- **Written task**
Restate the listing below word for word, omitting any images.
•••
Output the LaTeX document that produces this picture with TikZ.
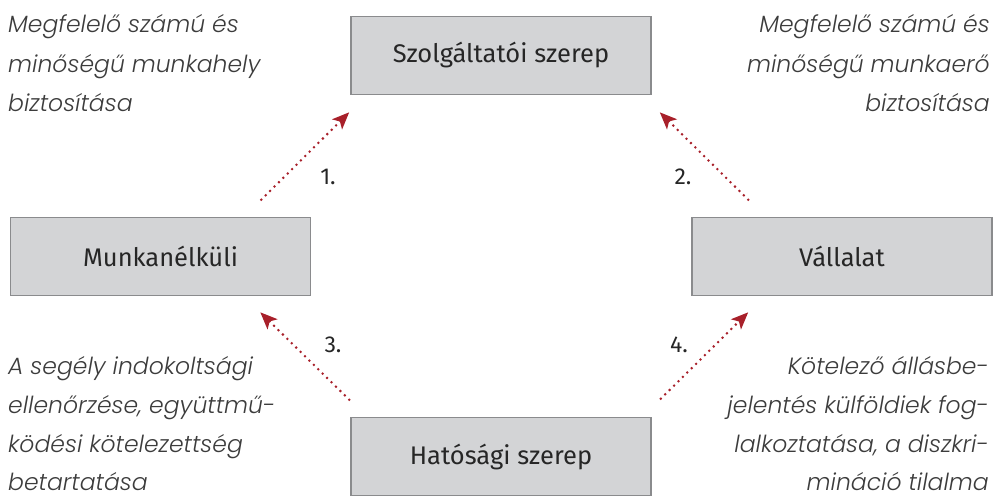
\documentclass[tikz,border=0pt]{standalone}
\usepackage{fontspec}
\setmainfont{Fira Sans}
\newfontfamily\itfont{Poppins}[UprightFont={* Light Italic}]
\usetikzlibrary{arrows.meta}
\definecolor{boxfill}{HTML}{D3D4D6}
\definecolor{boxline}{HTML}{8A8B8D}
\definecolor{arrred}{HTML}{A8202A}
\definecolor{txtgray}{HTML}{3C3C3C}
\tikzset{
  rolebox/.style={draw=boxline, fill=boxfill, line width=1.6pt, minimum width=300pt, minimum height=78pt, inner sep=0pt, font=\fontsize{25.5}{29}\selectfont, text=black!85},
  arr/.style={draw=arrred, line width=2.8pt, line cap=round, dash pattern=on 0pt off 6.2pt, -{Stealth[length=17pt,width=14pt,inset=4pt,line cap=butt,line join=miter]}},
  numlab/.style={font=\fontsize{23}{27}\selectfont, text=black!85, inner sep=0pt},
  note/.style={font=\itfont\fontsize{23.5}{27}\selectfont, text=txtgray, inner sep=0pt}
}
\begin{document}
\begin{tikzpicture}[x=1pt,y=-1pt]
\useasboundingbox (0,0) rectangle (998,500);
\node[rolebox] (s) at (501,55.5) {Szolgáltatói szerep};
\node[rolebox] (m) at (160.5,256.5) {Munkanélküli};
\node[rolebox] (v) at (842,256.5) {Vállalat};
\node[rolebox] (h) at (501,456.5) {Hatósági szerep};

\draw[arr] ([xshift=-50pt,yshift=17pt]m.north east) -- ([xshift=-1pt,yshift=-17pt]s.south west);
\draw[arr] ([xshift=57pt,yshift=17pt]v.north west) -- ([xshift=8pt,yshift=-17pt]s.south east);
\draw[arr] ([xshift=-1pt,yshift=17pt]h.north west) -- ([xshift=-51pt,yshift=-16pt]m.south east);
\draw[arr] ([xshift=9pt,yshift=18pt]h.north east) -- ([xshift=57pt,yshift=-16pt]v.south west);

\node[numlab] (n1) at (328,177) {1.};
\node[numlab] (n2) at (683,177) {2.};
\node[numlab] (n3) at (333,345) {3.};
\node[numlab] (n4) at (679,345) {4.};

\node[note, anchor=base west] (a1) at (8,33) {Megfelelő számú és};
\node[note, anchor=base west] (a2) at (8,73) {minőségű munkahely};
\node[note, anchor=base west] (a3) at (8,112) {biztosítása};

\node[note, anchor=base east] (b1) at (990,33) {Megfelelő számú és};
\node[note, anchor=base east] (b2) at (990,73) {minőségű munkaerő};
\node[note, anchor=base east] (b3) at (990,112) {biztosítása};

\node[note, anchor=base west] (c1) at (8,374) {A segély indokoltsági};
\node[note, anchor=base west] (c2) at (8,413) {ellenőrzése, együttmű-};
\node[note, anchor=base west] (c3) at (8,452) {ködési kötelezettség};
\node[note, anchor=base west] (c4) at (8,490) {betartatása};

\node[note, anchor=base east] (d1) at (989,374) {Kötelező állásbe-};
\node[note, anchor=base east] (d2) at (989,413) {jelentés külföldiek fog-};
\node[note, anchor=base east] (d3) at (989,452) {lalkoztatása, a diszkri-};
\node[note, anchor=base east] (d4) at (989,490) {mináció tilalma};
\end{tikzpicture}
\end{document}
•••
- **Written answer**
Output the LaTeX document that produces this picture with TikZ.
\documentclass[tikz,border=0pt]{standalone}
\usepackage{fontspec}
\setmainfont{Fira Sans}
\newfontfamily\itfont{Poppins}[UprightFont={* Light Italic}]
\usetikzlibrary{arrows.meta}
\definecolor{boxfill}{HTML}{D3D4D6}
\definecolor{boxline}{HTML}{8A8B8D}
\definecolor{arrred}{HTML}{A8202A}
\definecolor{txtgray}{HTML}{3C3C3C}
\tikzset{
  rolebox/.style={draw=boxline, fill=boxfill, line width=1.6pt, minimum width=300pt, minimum height=78pt, inner sep=0pt, font=\fontsize{25.5}{29}\selectfont, text=black!85},
  arr/.style={draw=arrred, line width=2.8pt, line cap=round, dash pattern=on 0pt off 6.2pt, -{Stealth[length=17pt,width=14pt,inset=4pt,line cap=butt,line join=miter]}},
  numlab/.style={font=\fontsize{23}{27}\selectfont, text=black!85, inner sep=0pt},
  note/.style={font=\itfont\fontsize{23.5}{27}\selectfont, text=txtgray, inner sep=0pt}
}
\begin{document}
\begin{tikzpicture}[x=1pt,y=-1pt]
\useasboundingbox (0,0) rectangle (998,500);
\node[rolebox] (s) at (501,55.5) {Szolgáltatói szerep};
\node[rolebox] (m) at (160.5,256.5) {Munkanélküli};
\node[rolebox] (v) at (842,256.5) {Vállalat};
\node[rolebox] (h) at (501,456.5) {Hatósági szerep};

\draw[arr] ([xshift=-50pt,yshift=17pt]m.north east) -- ([xshift=-1pt,yshift=-17pt]s.south west);
\draw[arr] ([xshift=57pt,yshift=17pt]v.north west) -- ([xshift=8pt,yshift=-17pt]s.south east);
\draw[arr] ([xshift=-1pt,yshift=17pt]h.north west) -- ([xshift=-51pt,yshift=-16pt]m.south east);
\draw[arr] ([xshift=9pt,yshift=18pt]h.north east) -- ([xshift=57pt,yshift=-16pt]v.south west);

\node[numlab] (n1) at (328,177) {1.};
\node[numlab] (n2) at (683,177) {2.};
\node[numlab] (n3) at (333,345) {3.};
\node[numlab] (n4) at (679,345) {4.};

\node[note, anchor=base west] (a1) at (8,33) {Megfelelő számú és};
\node[note, anchor=base west] (a2) at (8,73) {minőségű munkahely};
\node[note, anchor=base west] (a3) at (8,112) {biztosítása};

\node[note, anchor=base east] (b1) at (990,33) {Megfelelő számú és};
\node[note, anchor=base east] (b2) at (990,73) {minőségű munkaerő};
\node[note, anchor=base east] (b3) at (990,112) {biztosítása};

\node[note, anchor=base west] (c1) at (8,374) {A segély indokoltsági};
\node[note, anchor=base west] (c2) at (8,413) {ellenőrzése, együttmű-};
\node[note, anchor=base west] (c3) at (8,452) {ködési kötelezettség};
\node[note, anchor=base west] (c4) at (8,490) {betartatása};

\node[note, anchor=base east] (d1) at (989,374) {Kötelező állásbe-};
\node[note, anchor=base east] (d2) at (989,413) {jelentés külföldiek fog-};
\node[note, anchor=base east] (d3) at (989,452) {lalkoztatása, a diszkri-};
\node[note, anchor=base east] (d4) at (989,490) {mináció tilalma};
\end{tikzpicture}
\end{document}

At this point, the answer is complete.